--- What the exercise asks ---
Check each line of the listing below for the string "with", and give only how many lines hold it.

# Stored rows start

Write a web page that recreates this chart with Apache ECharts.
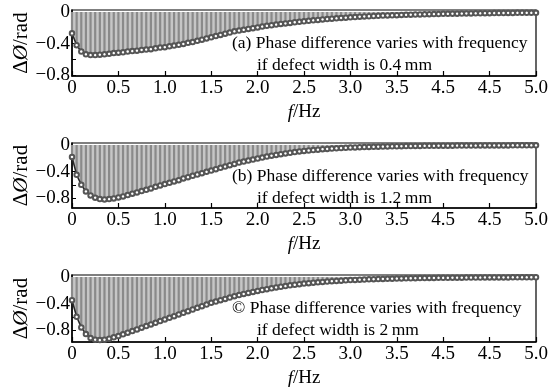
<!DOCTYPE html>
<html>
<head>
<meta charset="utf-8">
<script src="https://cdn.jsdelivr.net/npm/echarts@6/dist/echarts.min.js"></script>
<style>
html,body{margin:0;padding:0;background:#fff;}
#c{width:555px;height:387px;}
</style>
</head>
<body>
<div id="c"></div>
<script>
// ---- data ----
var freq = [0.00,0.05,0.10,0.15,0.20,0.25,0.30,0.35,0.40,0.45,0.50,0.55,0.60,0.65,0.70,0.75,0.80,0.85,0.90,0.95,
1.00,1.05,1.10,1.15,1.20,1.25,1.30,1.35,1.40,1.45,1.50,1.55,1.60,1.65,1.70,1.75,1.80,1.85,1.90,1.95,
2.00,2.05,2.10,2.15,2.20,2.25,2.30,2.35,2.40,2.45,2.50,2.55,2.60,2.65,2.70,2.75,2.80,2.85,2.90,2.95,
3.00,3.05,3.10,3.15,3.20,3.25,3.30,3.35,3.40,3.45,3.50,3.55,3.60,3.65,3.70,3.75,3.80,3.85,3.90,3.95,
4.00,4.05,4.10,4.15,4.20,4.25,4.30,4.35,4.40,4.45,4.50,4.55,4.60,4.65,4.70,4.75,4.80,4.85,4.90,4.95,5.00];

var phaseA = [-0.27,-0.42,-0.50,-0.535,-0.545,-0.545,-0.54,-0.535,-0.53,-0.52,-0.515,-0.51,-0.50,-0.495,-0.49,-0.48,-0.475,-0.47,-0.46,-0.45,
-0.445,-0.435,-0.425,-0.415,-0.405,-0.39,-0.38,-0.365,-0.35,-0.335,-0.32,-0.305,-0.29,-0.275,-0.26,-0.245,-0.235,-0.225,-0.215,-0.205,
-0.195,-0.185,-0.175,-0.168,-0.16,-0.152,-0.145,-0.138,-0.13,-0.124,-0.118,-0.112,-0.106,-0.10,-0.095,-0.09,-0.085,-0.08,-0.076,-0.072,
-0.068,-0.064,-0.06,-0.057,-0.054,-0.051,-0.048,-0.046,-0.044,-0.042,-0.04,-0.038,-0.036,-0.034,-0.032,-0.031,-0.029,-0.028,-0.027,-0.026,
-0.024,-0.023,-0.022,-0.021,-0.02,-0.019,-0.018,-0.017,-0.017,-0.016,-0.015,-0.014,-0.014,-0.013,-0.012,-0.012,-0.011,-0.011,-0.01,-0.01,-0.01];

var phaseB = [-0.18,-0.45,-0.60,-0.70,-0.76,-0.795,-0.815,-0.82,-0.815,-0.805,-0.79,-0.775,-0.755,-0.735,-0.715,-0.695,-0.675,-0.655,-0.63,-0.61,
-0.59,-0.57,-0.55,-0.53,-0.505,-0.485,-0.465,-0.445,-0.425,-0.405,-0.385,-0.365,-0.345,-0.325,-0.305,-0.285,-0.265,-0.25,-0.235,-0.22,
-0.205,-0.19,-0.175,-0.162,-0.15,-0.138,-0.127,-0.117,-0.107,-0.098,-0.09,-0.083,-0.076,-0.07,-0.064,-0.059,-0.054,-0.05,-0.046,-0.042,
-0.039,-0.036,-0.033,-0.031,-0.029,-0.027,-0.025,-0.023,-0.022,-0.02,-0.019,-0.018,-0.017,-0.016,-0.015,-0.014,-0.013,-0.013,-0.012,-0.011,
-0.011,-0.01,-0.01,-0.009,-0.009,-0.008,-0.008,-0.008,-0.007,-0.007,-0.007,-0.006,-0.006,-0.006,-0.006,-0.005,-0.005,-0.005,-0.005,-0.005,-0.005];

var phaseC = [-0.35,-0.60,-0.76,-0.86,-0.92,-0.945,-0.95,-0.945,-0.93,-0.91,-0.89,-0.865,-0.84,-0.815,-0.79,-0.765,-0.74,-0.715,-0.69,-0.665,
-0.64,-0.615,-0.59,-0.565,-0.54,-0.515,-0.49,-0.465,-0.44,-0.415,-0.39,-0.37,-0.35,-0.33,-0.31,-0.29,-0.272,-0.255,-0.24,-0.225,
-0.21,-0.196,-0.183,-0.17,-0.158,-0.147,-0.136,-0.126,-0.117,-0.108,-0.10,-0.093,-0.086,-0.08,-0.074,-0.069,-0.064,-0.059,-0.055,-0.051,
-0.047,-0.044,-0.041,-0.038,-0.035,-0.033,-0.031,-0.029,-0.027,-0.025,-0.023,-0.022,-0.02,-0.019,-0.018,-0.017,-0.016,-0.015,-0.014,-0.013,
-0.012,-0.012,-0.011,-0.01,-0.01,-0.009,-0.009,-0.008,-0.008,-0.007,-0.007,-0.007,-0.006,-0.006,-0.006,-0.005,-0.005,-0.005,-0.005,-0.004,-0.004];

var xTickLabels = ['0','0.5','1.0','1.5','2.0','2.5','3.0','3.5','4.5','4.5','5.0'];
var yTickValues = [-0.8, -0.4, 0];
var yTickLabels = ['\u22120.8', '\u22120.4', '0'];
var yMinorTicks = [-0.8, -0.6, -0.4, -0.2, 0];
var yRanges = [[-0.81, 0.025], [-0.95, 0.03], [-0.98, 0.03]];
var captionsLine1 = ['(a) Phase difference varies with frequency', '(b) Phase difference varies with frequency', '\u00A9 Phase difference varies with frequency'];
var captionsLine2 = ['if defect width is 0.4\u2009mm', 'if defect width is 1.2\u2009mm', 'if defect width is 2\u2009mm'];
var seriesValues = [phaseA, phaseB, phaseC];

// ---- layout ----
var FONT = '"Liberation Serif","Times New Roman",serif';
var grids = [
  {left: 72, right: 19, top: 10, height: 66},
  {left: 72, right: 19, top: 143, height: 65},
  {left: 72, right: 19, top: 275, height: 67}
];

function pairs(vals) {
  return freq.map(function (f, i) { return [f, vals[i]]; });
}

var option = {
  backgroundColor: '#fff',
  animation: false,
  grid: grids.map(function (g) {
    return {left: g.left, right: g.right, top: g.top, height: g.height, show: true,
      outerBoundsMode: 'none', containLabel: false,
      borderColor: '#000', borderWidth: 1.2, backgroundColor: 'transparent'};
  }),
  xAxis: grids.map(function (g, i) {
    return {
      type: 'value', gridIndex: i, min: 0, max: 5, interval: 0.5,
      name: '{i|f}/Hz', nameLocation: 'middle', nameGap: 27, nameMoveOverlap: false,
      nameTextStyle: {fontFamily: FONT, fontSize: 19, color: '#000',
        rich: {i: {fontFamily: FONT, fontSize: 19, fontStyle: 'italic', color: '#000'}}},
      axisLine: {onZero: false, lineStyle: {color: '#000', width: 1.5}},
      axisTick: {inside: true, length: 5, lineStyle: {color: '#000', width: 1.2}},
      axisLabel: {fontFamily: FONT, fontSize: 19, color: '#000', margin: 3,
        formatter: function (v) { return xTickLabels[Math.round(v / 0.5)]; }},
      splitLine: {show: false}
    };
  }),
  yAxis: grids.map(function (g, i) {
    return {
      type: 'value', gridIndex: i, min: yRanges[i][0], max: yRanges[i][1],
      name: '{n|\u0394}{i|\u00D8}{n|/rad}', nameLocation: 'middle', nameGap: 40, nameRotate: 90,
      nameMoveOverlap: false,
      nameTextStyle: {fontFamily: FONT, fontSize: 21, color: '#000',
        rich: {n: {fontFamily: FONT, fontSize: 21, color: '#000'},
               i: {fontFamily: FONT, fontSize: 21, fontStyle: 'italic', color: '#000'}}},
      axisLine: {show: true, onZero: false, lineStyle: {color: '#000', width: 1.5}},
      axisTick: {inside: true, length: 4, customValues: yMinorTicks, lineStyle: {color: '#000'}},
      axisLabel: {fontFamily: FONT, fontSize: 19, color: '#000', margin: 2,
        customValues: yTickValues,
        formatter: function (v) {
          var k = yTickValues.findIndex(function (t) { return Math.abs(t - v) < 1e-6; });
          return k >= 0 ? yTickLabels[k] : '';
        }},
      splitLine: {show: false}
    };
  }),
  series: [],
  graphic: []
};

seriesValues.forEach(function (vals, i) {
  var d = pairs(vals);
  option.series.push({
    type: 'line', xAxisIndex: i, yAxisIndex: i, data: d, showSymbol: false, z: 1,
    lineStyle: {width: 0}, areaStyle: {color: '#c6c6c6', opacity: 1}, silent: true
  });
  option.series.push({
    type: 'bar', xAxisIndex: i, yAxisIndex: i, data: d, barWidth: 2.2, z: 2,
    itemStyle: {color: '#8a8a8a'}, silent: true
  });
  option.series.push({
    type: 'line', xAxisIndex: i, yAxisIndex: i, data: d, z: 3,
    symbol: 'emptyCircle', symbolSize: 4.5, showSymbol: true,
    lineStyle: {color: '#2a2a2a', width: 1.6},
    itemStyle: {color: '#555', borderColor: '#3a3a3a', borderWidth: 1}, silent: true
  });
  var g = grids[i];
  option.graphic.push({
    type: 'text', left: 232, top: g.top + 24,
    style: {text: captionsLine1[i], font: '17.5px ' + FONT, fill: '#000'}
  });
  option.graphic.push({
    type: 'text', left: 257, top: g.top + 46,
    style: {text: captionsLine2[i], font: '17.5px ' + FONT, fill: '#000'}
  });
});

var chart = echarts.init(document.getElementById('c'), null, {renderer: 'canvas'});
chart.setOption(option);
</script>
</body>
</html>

# Stored rows end
# Stored rows start

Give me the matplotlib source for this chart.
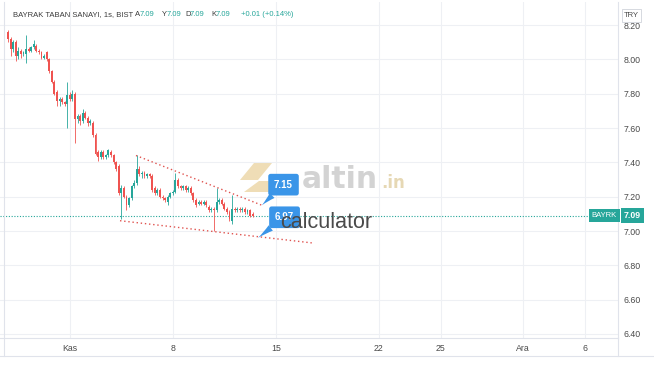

# Stored rows end

--- Exercise response ---
2